“Welcome to Fantasy Island” – perhaps the most famous line about one of the most famous islands in movie or TV history. So, with this one put up front as the obvious choice, have a look at ten other famous islands from TV/movie land, and see if your favorite is on the list.
10. The Island – Lost
“The Island” is the major setting of Lost, a successful long television show, as well as a video game that featured time travel, slave ships, supernatural monsters, large deadly non-native-to-the-island animals, hidden treasures, scary scientists, potential to sink into the ocean, super villains, references to antiquity, etc. i.e. just about as much of a combination of the various aspects of the remaining islands rolled into one. This big island is, of course, not to be confused with Hydra Island, the second smaller Island off the coast of the main one in Lost.
For some, ‘Lost’ is more than a mere television show – it is a hobby, fantasy or even obsession. One of the most entrancing aspects of the show is its semi-abandoned Dharma Initiative stations that dot the island and have been slowly revealed over time. Dedicated followers of the series have slowly gathered and compiled data to compose a clearer picture of this fantastic island, cataloging locations in great detail.
9. Shang Tsung’s Island
Shang Tsung’s Island, from Mortal Kombat, appears as the tournament setting in a video game version of the secret martial arts tournament – a premise seen in such earlier films as Enter the Dragon. It adds much more in the way of the supernatural, and, in 1995, resurfaced in the theatrically released film version. Shang Tsung is a powerful and deadly wizard, and primary antagonist in the series, and is a shapeshifter who absorbs the souls of those he slays in order to maintain his youth and power.
8. Isla Nublar
This amazing island, for the film Jurassic Park, is where dinosaurs came to life. Spielberg used the island of Kauai as a stand in for Isla Nublar (intended to mean “Cloud Island” in Spanish). Aside from serving as the primary location of a blockbuster film and novel, Isla Nublar is perhaps the only island people can actually visit, in a manner of speaking, in its replicated real-life theme park version as one of the Islands of Adventure at Universal Orlando.
7. Scaramanga’s Island
Who could forget the island whose volcano opened up to reveal a secret, hidden missile silo? This could only happen in Bond – James Bond.
6. Amity Island
Nobody who saw the movie could forget the island made famous by Stephen Spielberg in Jaws. This tourist laden island went from a peaceful summer at the beach to one of the most terrifying movies of its day, and a lot of people thought twice before getting into the water after seeing the happenings on Amity Island.
5. Skull Island
Skull Island is the home of the eponymous King Kong and several other species of creatures, mostly prehistoric, and in some cases species that should have been extinct long before the rise of mammalian creatures such as gorillas, along with a primitive society of humans. It is the main setting of three major films and a tie-in video game of the most recent film, as well as a pseudo-documentary and companion book about expeditions to and the animal life on the island.

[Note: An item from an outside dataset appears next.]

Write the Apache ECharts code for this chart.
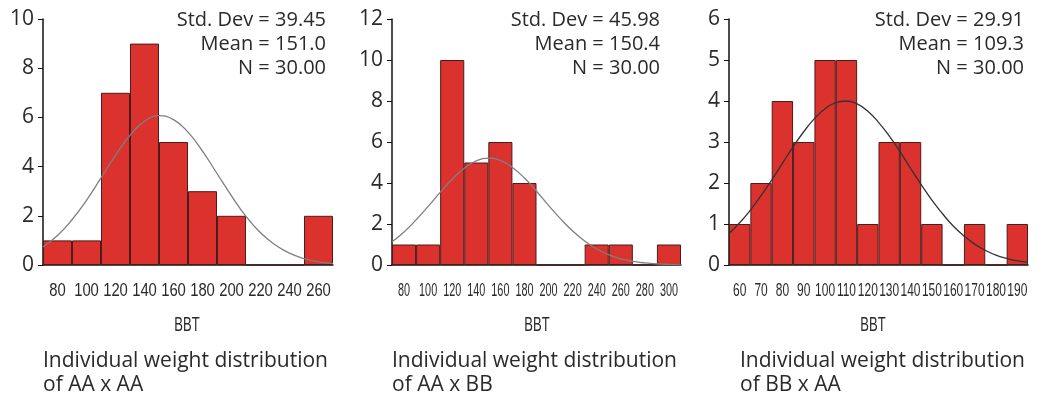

4. The Island of Doctor Moreau
Taken from the HG Wells science fiction classic novel, the island is home to the evil scientist Dr Moreau. He spends his time creating animal-human hybrids, who terrorize the book’s protagonist. In the movie a shipwrecked survivor discovers a remote island with a mad scientist, and deals with the creatures he encounters while stuck in this very strange place.
3. Treasure Island
Treasure Island is a tale of “pirates and buried gold” by Robert Louis Stephenson. In addition to the numerous film and television adaptations of the novel, the characters, setting and events of this novel have greatly influenced the modern imagery of pirates, including treasure maps with an “X”, schooners, the Black Spot, tropical islands and one-legged seamen with parrots on their shoulders.
2. Lincoln Island
The Mysterious Island, a novel by Jules Verne published in 1874, is a sequel to Twenty Thousand Leagues Under the Sea and In Search of the Castaways. The book tells the adventures of five Americans on an uncharted island in the South Pacific, known as Lincol Island.
Interestingly, an early draft of the novel, initially rejected by Verne’s publisher, was titled “Uncle Robinson,” seen as indicating the influence on the novels Robinson Crusoe and The Swiss Family Robinson.
The most famous of islands first appeared in the story Timaeus (360 BC) by Plato, and has since been in and the subject of countless songs, movies and television shows. This is by far the most fabled and mysterious of famous islands, and will likely live on for eternity in its mythical romance.